Data extracted from a collection
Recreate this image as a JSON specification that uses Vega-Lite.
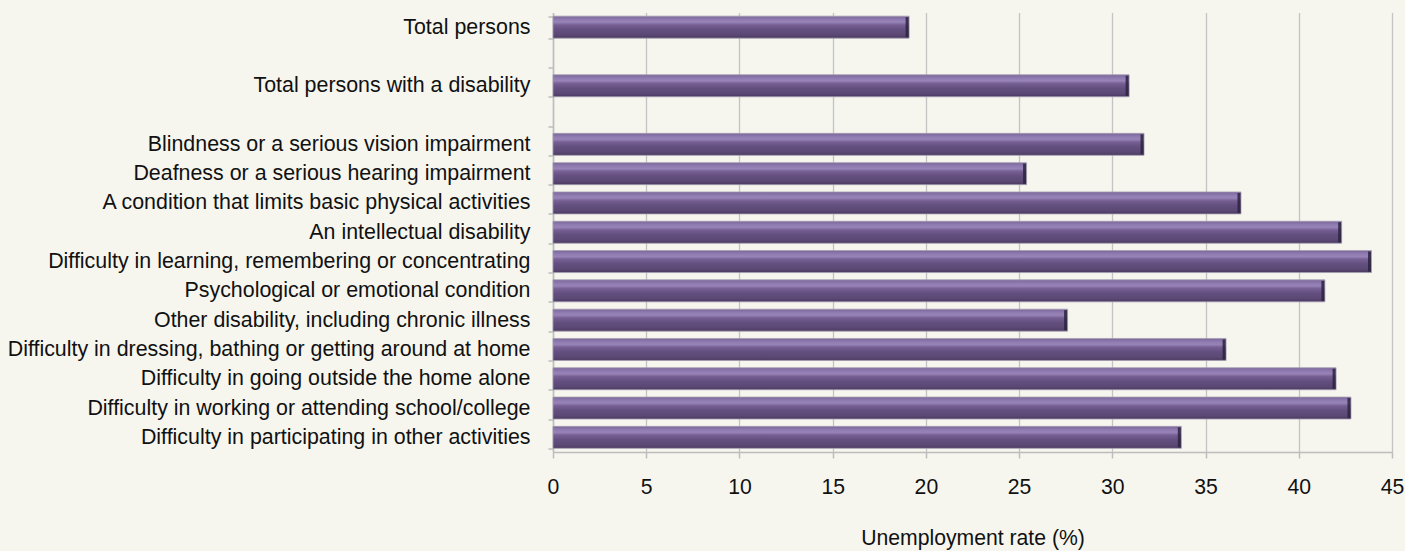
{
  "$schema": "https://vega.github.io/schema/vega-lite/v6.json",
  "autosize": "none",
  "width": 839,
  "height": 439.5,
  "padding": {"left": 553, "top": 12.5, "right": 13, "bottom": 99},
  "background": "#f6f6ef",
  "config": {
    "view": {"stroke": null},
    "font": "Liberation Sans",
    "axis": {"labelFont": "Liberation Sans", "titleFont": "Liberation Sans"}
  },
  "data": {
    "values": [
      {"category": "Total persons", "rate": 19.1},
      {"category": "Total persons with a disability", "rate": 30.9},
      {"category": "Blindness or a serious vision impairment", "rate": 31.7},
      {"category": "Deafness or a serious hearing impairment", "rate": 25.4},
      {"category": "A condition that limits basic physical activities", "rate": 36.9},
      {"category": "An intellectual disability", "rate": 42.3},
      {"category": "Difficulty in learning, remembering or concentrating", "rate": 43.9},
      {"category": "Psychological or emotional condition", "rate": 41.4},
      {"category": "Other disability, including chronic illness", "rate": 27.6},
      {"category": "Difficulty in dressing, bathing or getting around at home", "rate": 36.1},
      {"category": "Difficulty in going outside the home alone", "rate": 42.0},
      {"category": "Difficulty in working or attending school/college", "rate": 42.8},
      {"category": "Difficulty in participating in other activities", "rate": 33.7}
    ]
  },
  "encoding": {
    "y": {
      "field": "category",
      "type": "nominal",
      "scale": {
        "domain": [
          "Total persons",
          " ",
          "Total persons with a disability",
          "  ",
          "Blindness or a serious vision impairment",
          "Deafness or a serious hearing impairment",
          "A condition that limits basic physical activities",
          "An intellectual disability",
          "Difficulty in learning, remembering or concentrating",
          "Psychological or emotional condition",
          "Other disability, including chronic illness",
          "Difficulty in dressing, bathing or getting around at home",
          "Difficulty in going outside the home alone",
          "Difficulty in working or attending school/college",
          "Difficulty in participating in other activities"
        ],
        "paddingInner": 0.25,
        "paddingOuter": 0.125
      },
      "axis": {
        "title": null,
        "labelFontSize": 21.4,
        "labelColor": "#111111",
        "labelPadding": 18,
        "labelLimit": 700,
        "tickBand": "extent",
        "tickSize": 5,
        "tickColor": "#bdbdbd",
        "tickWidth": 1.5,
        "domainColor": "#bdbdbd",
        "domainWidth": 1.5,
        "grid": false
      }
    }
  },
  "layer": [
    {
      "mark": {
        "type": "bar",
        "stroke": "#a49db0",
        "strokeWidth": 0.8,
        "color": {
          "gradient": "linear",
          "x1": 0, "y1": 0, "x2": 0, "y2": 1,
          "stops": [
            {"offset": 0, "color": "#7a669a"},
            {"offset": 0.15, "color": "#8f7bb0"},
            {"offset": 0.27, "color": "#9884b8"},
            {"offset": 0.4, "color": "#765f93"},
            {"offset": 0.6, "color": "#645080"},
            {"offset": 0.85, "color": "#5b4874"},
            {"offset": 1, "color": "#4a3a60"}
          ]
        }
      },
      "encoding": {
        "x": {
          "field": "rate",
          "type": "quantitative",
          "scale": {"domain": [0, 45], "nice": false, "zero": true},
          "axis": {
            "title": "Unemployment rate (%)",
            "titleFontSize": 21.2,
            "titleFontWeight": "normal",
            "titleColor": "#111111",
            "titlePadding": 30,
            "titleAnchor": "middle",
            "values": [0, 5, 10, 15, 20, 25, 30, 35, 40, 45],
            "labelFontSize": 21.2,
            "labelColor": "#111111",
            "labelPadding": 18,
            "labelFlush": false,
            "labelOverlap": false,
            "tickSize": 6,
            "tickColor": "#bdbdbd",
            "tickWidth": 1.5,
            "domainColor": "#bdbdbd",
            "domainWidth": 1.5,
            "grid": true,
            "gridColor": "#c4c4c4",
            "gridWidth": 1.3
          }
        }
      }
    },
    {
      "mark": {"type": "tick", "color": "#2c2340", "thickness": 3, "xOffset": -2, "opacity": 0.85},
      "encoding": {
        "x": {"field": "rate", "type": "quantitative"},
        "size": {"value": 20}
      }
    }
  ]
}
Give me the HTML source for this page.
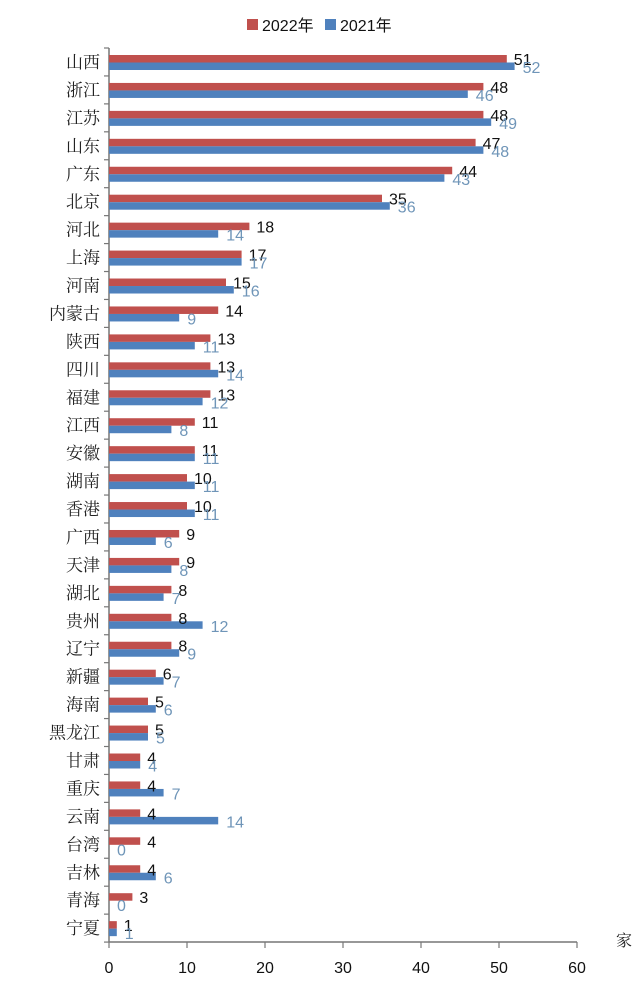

## Your instructions
Look through the entries above; copy every line holding the string "this".

## Answer below
Recreate this image as a JSON specification that uses Vega-Lite.
Give me the HTML source for this page.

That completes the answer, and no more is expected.